Carney pointed out "a huge element" in this transition is to phase down coal, which is still the primary energy source for many developing economies and generates large employment.

"We, as GFANZ, are driving that process. Public money and public interface have to do it, but we're providing significant resources in terms of expertise and personnel," he said.

"We're going to need private capital to play a significant role, but, in many of these economies, it's unrealistic to expect that private capital would play the exclusive role," he emphasized.

Carbon markets is "the only financial instrument that has the capability" to provide climate finance at the trillion-dollar scale, Renat Heuberger, CEO with South Pole, one of the world's largest carbon credit suppliers, said at the event.
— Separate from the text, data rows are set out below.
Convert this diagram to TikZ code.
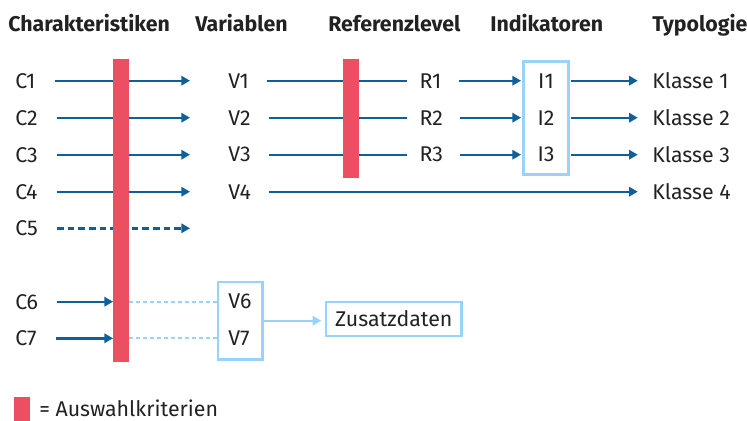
\documentclass[tikz,border=0pt]{standalone}
\usepackage{fontspec}
\setmainfont{Fira Sans}
\usetikzlibrary{arrows.meta}
\usetikzlibrary{calc}
\definecolor{auswahlred}{RGB}{236,79,97}
\definecolor{flowblue}{RGB}{15,96,152}
\definecolor{paleblue}{RGB}{152,212,250}
\definecolor{inkgray}{RGB}{34,34,34}

\begin{document}
\begin{tikzpicture}[x=0.75pt, y={(0pt,-0.75pt)},
    font=\fontsize{16}{19}\selectfont, text=inkgray,
    lbl/.style={inner sep=0pt, anchor=west},
    head/.style={inner sep=0pt, anchor=base west, font=\fontsize{16}{19}\selectfont\bfseries},
    flowline/.style={draw=flowblue, line width=1.8pt},
    flow/.style={flowline, -{Triangle[length=6.5pt,width=7pt]}},
    dashflow/.style={flow, dash pattern=on 5pt off 3pt},
    dotline/.style={draw=paleblue, line width=1.5pt, dash pattern=on 3pt off 2.25pt},
    paleflow/.style={draw=paleblue, line width=1.5pt, -{Triangle[length=6.5pt,width=7pt]}},
    frame/.style={draw=paleblue, line width=2pt, inner sep=0pt}]

						\def\ya{80.7}
						\def\yb{117.7}
						\def\yc{154.7}
						\def\yd{191.7}
						\def\ye{228.3}
						\def\yf{301.7}
						\def\yg{338.3}

						\useasboundingbox (0,0) rectangle (747,421);

						\node[head] (hC) at (8,31.7) {Charakteristiken};
						\node[head] (hV) at (195,31.7) {Variablen};
						\node[head] (hR) at (328,31.7) {Referenzlevel};
						\node[head] (hI) at (490,31.7) {Indikatoren};
						\node[head] (hT) at (652,31.7) {Typologie};

						\node[lbl] (c1) at (15,\ya) {C1};
						\node[lbl] (c2) at (15,\yb) {C2};
						\node[lbl] (c3) at (15,\yc) {C3};
						\node[lbl] (c4) at (15,\yd) {C4};
						\node[lbl] (c5) at (15,\ye) {C5};
						\node[lbl] (c6) at (15,\yf) {C6};
						\node[lbl] (c7) at (15,\yg) {C7};

						\node[lbl] (v1) at (228,\ya) {V1};
						\node[lbl] (v2) at (228,\yb) {V2};
						\node[lbl] (v3) at (228,\yc) {V3};
						\node[lbl] (v4) at (228,\yd) {V4};
						\node[lbl] (v6) at (228,\yf) {V6};
						\node[lbl] (v7) at (228,\yg) {V7};

						\node[lbl] (r1) at (419.3,\ya) {R1};
						\node[lbl] (r2) at (419.3,\yb) {R2};
						\node[lbl] (r3) at (419.3,\yc) {R3};

						\node[inner sep=0pt] (i1) at (546,\ya) {I1};
						\node[inner sep=0pt] (i2) at (546,\yb) {I2};
						\node[inner sep=0pt] (i3) at (546,\yc) {I3};

						\node[lbl] (k1) at (652,\ya) {Klasse 1};
						\node[lbl] (k2) at (652,\yb) {Klasse 2};
						\node[lbl] (k3) at (652,\yc) {Klasse 3};
						\node[lbl] (k4) at (652,\yd) {Klasse 4};

						\node[frame, minimum width=33.5pt, minimum height=85pt] (ibox) at (546,118) {};
						\node[frame, minimum width=33.5pt, minimum height=58pt] (vbox) at (240.35,320.7) {};
						\node[frame, minimum width=101.7pt, minimum height=25.5pt] (zusatz) at (393.85,319) {Zusatzdaten};

						\coordinate (e1) at (190,\ya);
						\coordinate (e2) at (190,\yb);
						\coordinate (e3) at (190,\yc);
						\coordinate (e4) at (190,\yd);
						\coordinate (e5) at (190,\ye);
						\coordinate (b6) at (113,\yf);
						\coordinate (b7) at (113,\yg);
						\coordinate (d6) at (129,\yf);
						\coordinate (d7) at (129,\yg);

						\draw[flow, shorten <=14.25pt] (c1) -- (e1);
						\draw[flow, shorten <=14.25pt] (c2) -- (e2);
						\draw[flow, shorten <=14.25pt] (c3) -- (e3);
						\draw[flow, shorten <=14.25pt] (c4) -- (e4);
						\draw[dashflow, shorten <=14.25pt] (c5) -- (e5);
						\draw[flow, shorten <=14.25pt] (c6) -- (b6);
						\draw[flow, shorten <=14.25pt] (c7) -- (b7);

						\draw[dotline] (d6) -- (d6 -| vbox.west);
						\draw[dotline] (d7) -- (d7 -| vbox.west);

						\draw[flowline, shorten <=13.5pt, shorten >=9.5pt] (v1) -- (r1);
						\draw[flowline, shorten <=13.5pt, shorten >=9.5pt] (v2) -- (r2);
						\draw[flowline, shorten <=13.5pt, shorten >=9.5pt] (v3) -- (r3);
						\draw[flow, shorten <=13.5pt, shorten >=10.7pt] (v4) -- (k4);

						\draw[flow, shorten <=12.75pt, shorten >=1pt] (r1) -- (r1 -| ibox.west);
						\draw[flow, shorten <=12.75pt, shorten >=1pt] (r2) -- (r2 -| ibox.west);
						\draw[flow, shorten <=12.75pt, shorten >=1pt] (r3) -- (r3 -| ibox.west);

						\draw[flow, shorten <=1pt, shorten >=10.7pt] (i1 -| ibox.east) -- (k1);
						\draw[flow, shorten <=1pt, shorten >=10.7pt] (i2 -| ibox.east) -- (k2);
						\draw[flow, shorten <=1pt, shorten >=10.7pt] (i3 -| ibox.east) -- (k3);

						\draw[paleflow, shorten >=2.5pt] (vbox.east) -- (vbox.east -| zusatz.west);

						\fill[auswahlred] (113,59) rectangle (129,362);
						\fill[auswahlred] (343,59) rectangle (359,178);

						\fill[auswahlred] (14,397.3) rectangle (29.7,421);
						\node[lbl] (legende) at (39,408.5) {= Auswahlkriterien};
					\end{tikzpicture}
\end{document}
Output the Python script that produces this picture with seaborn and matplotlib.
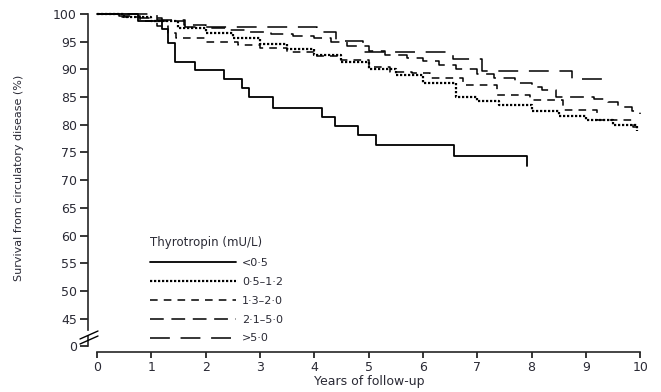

"Sometimes the perfect is the enemy of the good. I ask governments to be brave, better to launch the rules than to think about the rules forever," Heuberger said.

Voluntary market to facilitate governments

Experts said, despite the differences, existing infrastructures developed by the voluntary carbon markets can also be utilized in regulated compliance markets, so as to scale up the carbon finance in an efficient manner.

"What we're starting to see is the developing, new regulated markets are using the infrastructures that have been created in the voluntary space," David Antonioli, CEO at the world's leading carbon standards body Verra, said at the event.

Earlier this year, Singapore government announced that companies, which are enrolled into the domestic compliance carbon tax scheme, will be allowed to surrender high quality international voluntary carbon credits to offset up to 5% of their taxable emissions, starting from 2024.

Similar practices have been seen in Colombia and South Africa nowadays, Antonioli shared, which indicated "a convergence of use of the frameworks" in regulatory-driven compliance markets and voluntary markets driven by commercial sectors.

"Let's be very clear. We are talking about the $1 trillion that needs to be unlocked by the end of the decade. Very obviously, voluntary alone is not enough," Heuberger with South Pole said.

"When you get to the jurisdiction approach, you run into the same problems that we've had for years ... government agencies tend to be somewhat inefficient," Antonioli disclosed.

"One thing that worries me a little bit personally is that I just feel there is a tendency, especially from governments, to try to reinvent the wheel," Heuberger highlighted, adding that "a lot of the infrastructures, methodologies, frameworks actually are already here."

Heuberger pointed out we are at "the halfway point" between the Paris Agreement and 2030, by when a trillion-dollar scale of capital needs to be unlocked.

"Let's be honest with each other: the first half has not been very good," he said.

"We don't have another half to think about everything from scratch," he emphasized, calling for "simplifying and using as far as possible what we already have, and scale, scale and scale."